Danny Ferry, who now observes from a distance, saw this coming. (Sort of.) On May 4, 2013 — the day after the Hawks were eliminated by Indiana in Round 1 to conclude his first season here as general manager — Ferry said of the NBA’s new collective bargaining agreement: “A (great) team’s run might not be as long … It could create more opportunities (for lesser teams).”
Then this: “We’re in position to capitalize, be it with free agents or trades.”
The thinking then was that the Hawks, with cap-space galore, might pick off a superstar or two in free agency. (Remember how we got excited, if only for 10 minutes, about the possibility of Chris Paul and Dwight Howard paring in the A-T-L?) Because we all knew that NBA teams cannot win big without a superstar or two or three, and we also knew that the Hawks had nary a one.
But now we see that Ferry, the GM-in-exile, had a Plan B that, through this season’s first 46 games, has served the his team better than any big-ticket free agent. Ferry built a roster of good-but-not-great players and hired a coach whose system has become the rising tide that lifts all boats, and suddenly this long-nondescript franchise is all the rage.
By way of contrast, we take inventory of those teams that were envied for their clustering of superstars. Miami, which won two NBA titles and made four trips to the finals with its Big Three, saw LeBron James exit, and the Heat find themselves below .500. (And Cleveland, which added Kevin Love to go with LeBron and Kyrie Irving, hasn’t yet coalesced.)
Boston, which won a title in 2008 with a Big Three of its own, is in rebuild mode. The Lakers, who landed Howard and Steve Nash to play alongside Kobe Bryant and Pau Gasol, face an even steeper climb. And the Nets, who served as the Hawks’ Wednesday opposition, are coming off a failed attempt to buy a championship.
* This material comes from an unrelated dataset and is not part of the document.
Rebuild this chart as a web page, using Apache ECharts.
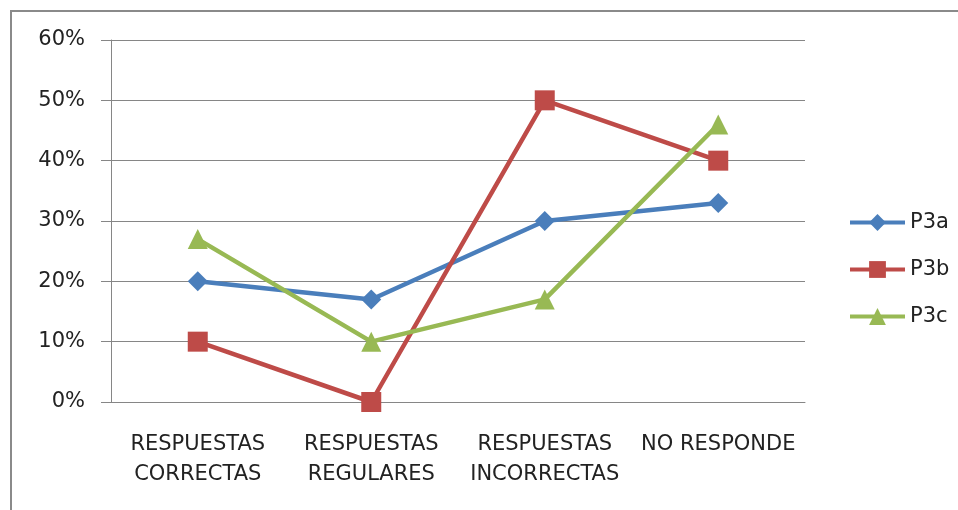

Brooklyn traded for Kevin Garnett and Paul Pierce, two of Boston’s erstwhile Big Three, and stacked them alongside Deron Williams, Brook Lopez and Joe Johnson — and went 44-38 last season, losing to Miami in Round 2. Pierce is gone, and the remaining big names are ready to be dumped if anyone can be found to take those massive salaries. (About Johnson’s contract, we Atlantans can cite chapter and verse.)
Moral of our story: Clustering doesn’t always work, especially where aging superstars are involved, and in this era of the opt-out, even in-their-prime guys mightn’t stick around long.
Don’t misunderstand: If the Hawks could have snagged Howard and/or Paul, they’d have done it in a Brooklyn minute. This being basketball, it’s easier if you have a great player than if you don’t. But the Hawks didn’t throw up their hands when nobody of note would take their money. They set to work building a unit that would enable a guy making $9 million a year to play like someone earning twice that much.
Example: Paul Millsap. He signed with the Hawks for two seasons at $9.5 million per after Josh Smith was allowed to leave for Detroit. Considered a middle-tier free agent, Millsap has been one of the best buys in NBA history, having risen from being a very good player with Utah to being what this observer considers the MVP of the East’s best team.
“He can post up,” said Brooklyn coach Lionel Hollins, who in 1976-77 was a guard on Portland’s all-for-one NBA championship team. “He can shoot the 3. He’s very athletic.”
A bit later, Millsap underscored those laudatory words. He scored 28 points — on only nine shots! — and took 15 rebounds in the Hawks’ 113-102 victory, their 17th in succession.
Back to Millsap shooting the 3: That didn’t show itself until he moved here. He has made more treys in 1 1/2 seasons as a Hawk than he tried in seven seasons with the Jazz. Getting a player to function above his previous level — it has also happened with Jeff Teague and Kyle Korver and DeMarre Carroll — has become a Hawks’ staple.
And that’s how you go from being the team that no superstar would deign to grace to the locomotive that has won 31 of 33 since Thanksgiving. You take good players and make them stars.